**Task details**
Quote verbatim the span of lines that begins the listing below and closes with the line containing "(title) at (2,77)".

**Extracted data**
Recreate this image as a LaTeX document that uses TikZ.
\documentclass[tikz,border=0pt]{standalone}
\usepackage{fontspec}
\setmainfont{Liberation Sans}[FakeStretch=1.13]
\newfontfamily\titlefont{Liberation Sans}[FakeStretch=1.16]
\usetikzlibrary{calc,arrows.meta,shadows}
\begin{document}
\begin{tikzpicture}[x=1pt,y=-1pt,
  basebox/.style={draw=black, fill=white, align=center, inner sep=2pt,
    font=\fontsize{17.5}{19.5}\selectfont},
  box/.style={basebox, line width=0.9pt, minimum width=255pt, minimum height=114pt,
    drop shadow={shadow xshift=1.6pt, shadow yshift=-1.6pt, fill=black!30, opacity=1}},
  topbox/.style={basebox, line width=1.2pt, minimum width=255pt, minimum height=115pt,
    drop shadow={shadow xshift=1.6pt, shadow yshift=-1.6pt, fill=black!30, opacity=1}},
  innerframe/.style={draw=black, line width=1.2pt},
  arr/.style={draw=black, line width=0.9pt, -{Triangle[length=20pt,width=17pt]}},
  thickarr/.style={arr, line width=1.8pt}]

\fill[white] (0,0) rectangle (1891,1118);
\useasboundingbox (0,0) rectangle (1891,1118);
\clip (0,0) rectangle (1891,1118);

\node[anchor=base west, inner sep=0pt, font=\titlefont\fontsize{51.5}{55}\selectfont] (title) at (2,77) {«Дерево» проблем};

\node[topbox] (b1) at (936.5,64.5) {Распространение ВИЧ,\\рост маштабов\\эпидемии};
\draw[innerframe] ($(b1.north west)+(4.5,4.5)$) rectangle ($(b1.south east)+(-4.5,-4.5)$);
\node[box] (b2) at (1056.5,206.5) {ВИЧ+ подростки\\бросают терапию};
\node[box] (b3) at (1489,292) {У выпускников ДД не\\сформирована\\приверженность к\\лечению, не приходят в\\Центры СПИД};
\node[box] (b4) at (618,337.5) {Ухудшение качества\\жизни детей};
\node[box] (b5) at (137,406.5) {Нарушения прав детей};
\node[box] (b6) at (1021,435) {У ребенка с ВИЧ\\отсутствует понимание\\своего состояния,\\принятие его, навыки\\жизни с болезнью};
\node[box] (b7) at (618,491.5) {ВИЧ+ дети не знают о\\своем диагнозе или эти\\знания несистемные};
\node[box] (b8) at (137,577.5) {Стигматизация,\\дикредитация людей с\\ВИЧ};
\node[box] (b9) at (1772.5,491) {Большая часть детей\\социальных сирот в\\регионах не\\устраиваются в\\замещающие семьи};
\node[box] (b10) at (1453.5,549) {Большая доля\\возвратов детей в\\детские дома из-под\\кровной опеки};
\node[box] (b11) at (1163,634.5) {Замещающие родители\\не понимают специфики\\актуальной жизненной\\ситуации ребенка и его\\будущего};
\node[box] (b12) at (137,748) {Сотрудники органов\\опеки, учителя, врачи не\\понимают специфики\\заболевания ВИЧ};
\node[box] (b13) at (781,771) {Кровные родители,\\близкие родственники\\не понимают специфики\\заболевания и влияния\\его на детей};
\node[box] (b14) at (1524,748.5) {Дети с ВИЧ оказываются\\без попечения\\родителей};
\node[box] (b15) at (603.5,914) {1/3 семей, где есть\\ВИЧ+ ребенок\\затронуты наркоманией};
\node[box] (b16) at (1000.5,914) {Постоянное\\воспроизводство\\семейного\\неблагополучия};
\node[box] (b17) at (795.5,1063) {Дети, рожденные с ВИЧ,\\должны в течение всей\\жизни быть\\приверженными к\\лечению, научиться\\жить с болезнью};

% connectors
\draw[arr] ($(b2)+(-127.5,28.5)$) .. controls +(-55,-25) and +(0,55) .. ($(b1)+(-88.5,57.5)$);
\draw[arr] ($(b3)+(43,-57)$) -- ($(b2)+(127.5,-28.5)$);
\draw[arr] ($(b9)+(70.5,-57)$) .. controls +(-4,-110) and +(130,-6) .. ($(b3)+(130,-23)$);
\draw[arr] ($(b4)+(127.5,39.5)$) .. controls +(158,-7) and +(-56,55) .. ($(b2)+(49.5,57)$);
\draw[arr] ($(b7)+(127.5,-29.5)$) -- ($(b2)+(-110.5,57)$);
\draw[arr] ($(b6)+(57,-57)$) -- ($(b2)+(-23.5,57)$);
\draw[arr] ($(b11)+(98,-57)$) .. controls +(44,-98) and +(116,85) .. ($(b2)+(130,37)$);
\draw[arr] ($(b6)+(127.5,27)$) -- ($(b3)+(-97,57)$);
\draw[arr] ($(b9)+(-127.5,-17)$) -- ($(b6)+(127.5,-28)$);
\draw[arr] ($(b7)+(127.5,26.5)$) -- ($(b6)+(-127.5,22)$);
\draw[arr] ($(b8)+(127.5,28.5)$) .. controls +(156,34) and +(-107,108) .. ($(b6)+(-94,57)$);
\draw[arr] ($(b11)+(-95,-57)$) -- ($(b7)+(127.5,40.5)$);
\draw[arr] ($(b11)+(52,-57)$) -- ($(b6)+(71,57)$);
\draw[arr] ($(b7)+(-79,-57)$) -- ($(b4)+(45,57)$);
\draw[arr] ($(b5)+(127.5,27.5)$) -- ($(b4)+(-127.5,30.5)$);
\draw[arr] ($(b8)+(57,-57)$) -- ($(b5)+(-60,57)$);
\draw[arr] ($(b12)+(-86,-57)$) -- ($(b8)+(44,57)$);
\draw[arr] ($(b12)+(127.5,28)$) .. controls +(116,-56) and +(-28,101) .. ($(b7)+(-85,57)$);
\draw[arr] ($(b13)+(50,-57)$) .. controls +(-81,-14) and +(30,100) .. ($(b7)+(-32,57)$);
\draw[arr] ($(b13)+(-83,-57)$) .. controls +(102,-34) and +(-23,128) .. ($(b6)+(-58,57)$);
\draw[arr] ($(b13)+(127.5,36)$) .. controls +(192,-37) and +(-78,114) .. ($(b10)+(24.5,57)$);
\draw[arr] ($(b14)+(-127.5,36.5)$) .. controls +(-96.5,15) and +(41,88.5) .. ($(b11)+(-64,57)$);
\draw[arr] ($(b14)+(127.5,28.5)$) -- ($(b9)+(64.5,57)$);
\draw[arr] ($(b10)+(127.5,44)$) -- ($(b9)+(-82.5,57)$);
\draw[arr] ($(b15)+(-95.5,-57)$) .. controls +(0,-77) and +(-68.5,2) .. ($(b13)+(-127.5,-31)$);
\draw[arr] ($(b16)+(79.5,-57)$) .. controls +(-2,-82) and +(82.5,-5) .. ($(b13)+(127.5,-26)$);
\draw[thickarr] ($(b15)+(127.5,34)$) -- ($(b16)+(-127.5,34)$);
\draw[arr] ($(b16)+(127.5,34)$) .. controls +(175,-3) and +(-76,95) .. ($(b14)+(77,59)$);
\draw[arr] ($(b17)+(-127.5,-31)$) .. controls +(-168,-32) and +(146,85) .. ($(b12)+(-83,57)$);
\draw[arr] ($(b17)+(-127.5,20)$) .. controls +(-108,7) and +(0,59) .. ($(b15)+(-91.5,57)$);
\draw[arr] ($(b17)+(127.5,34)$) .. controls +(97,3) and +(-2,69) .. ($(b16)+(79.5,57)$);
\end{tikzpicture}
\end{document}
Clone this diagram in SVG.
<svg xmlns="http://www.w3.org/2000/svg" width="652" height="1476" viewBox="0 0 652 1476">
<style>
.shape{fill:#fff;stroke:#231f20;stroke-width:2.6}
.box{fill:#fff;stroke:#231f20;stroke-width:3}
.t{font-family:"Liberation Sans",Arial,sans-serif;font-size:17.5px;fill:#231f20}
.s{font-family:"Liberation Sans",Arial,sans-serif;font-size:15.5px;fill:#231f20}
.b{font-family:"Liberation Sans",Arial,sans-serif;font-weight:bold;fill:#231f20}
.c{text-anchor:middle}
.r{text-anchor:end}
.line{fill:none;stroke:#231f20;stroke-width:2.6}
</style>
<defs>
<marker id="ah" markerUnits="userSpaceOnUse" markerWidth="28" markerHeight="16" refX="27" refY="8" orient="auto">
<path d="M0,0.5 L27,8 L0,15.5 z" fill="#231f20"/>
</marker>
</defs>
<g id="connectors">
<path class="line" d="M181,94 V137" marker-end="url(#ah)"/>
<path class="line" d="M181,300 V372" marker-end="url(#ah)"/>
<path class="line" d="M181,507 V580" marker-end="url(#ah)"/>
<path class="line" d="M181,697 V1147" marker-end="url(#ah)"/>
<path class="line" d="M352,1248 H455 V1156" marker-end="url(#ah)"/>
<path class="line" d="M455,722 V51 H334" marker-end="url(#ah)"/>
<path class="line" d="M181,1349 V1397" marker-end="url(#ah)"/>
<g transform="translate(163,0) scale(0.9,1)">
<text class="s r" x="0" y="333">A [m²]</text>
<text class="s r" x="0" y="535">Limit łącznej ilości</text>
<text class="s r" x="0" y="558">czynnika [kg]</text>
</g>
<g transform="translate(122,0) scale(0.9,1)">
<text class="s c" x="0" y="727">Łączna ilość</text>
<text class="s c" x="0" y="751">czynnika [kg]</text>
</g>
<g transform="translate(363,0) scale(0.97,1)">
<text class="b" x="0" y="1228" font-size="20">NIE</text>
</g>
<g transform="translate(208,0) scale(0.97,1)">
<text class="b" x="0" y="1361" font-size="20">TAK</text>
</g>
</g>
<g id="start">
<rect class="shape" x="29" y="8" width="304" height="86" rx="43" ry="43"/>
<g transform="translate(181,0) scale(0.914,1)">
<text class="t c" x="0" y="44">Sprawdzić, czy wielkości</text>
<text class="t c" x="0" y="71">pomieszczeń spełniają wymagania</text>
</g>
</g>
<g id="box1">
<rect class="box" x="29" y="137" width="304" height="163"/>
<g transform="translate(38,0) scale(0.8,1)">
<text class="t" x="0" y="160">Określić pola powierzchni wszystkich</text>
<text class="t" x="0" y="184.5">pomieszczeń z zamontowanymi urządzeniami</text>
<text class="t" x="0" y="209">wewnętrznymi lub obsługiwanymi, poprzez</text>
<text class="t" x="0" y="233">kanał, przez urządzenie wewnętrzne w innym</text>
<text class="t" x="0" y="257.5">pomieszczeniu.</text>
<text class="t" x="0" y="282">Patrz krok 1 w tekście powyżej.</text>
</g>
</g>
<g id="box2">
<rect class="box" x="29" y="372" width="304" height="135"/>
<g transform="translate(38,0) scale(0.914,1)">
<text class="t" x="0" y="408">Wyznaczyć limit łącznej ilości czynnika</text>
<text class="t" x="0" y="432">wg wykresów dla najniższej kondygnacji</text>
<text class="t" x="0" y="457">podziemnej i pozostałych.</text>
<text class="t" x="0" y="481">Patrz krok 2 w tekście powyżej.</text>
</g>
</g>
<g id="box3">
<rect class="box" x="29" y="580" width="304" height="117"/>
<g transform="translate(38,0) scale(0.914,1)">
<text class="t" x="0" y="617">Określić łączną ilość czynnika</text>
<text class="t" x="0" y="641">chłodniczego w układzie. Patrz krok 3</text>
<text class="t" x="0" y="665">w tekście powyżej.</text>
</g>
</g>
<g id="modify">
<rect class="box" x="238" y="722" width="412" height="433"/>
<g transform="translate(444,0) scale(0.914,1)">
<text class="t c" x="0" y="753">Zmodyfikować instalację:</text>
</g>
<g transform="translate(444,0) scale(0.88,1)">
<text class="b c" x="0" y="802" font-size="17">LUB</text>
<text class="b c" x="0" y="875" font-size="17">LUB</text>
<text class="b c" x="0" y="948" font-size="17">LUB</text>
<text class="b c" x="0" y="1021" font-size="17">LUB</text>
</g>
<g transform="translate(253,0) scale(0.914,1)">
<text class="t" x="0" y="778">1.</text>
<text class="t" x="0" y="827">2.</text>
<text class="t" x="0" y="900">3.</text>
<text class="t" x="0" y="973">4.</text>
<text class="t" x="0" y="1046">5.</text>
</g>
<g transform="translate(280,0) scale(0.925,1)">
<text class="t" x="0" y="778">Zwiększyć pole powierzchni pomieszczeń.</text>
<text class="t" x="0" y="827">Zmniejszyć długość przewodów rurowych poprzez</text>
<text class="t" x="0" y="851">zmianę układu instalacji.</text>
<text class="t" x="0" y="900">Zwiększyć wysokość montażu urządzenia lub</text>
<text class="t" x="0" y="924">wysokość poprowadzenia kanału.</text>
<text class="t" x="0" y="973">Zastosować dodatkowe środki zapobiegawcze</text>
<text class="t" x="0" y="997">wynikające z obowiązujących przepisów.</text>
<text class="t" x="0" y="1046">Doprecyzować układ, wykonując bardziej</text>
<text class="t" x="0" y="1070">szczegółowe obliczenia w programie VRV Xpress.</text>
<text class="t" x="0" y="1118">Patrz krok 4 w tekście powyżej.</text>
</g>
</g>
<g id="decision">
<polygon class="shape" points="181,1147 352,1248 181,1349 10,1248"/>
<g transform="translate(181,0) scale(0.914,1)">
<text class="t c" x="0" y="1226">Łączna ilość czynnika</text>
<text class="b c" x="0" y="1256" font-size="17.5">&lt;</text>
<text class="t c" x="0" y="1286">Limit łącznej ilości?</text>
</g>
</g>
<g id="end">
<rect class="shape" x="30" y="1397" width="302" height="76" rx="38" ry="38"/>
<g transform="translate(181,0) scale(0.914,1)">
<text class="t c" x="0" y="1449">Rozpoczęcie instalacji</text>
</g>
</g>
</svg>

**Problem solution**
Recreate this image as a LaTeX document that uses TikZ.
\documentclass[tikz,border=0pt]{standalone}
\usepackage{fontspec}
\setmainfont{Liberation Sans}[FakeStretch=1.13]
\newfontfamily\titlefont{Liberation Sans}[FakeStretch=1.16]
\usetikzlibrary{calc,arrows.meta,shadows}
\begin{document}
\begin{tikzpicture}[x=1pt,y=-1pt,
  basebox/.style={draw=black, fill=white, align=center, inner sep=2pt,
    font=\fontsize{17.5}{19.5}\selectfont},
  box/.style={basebox, line width=0.9pt, minimum width=255pt, minimum height=114pt,
    drop shadow={shadow xshift=1.6pt, shadow yshift=-1.6pt, fill=black!30, opacity=1}},
  topbox/.style={basebox, line width=1.2pt, minimum width=255pt, minimum height=115pt,
    drop shadow={shadow xshift=1.6pt, shadow yshift=-1.6pt, fill=black!30, opacity=1}},
  innerframe/.style={draw=black, line width=1.2pt},
  arr/.style={draw=black, line width=0.9pt, -{Triangle[length=20pt,width=17pt]}},
  thickarr/.style={arr, line width=1.8pt}]

\fill[white] (0,0) rectangle (1891,1118);
\useasboundingbox (0,0) rectangle (1891,1118);
\clip (0,0) rectangle (1891,1118);

\node[anchor=base west, inner sep=0pt, font=\titlefont\fontsize{51.5}{55}\selectfont] (title) at (2,77) {«Дерево» проблем};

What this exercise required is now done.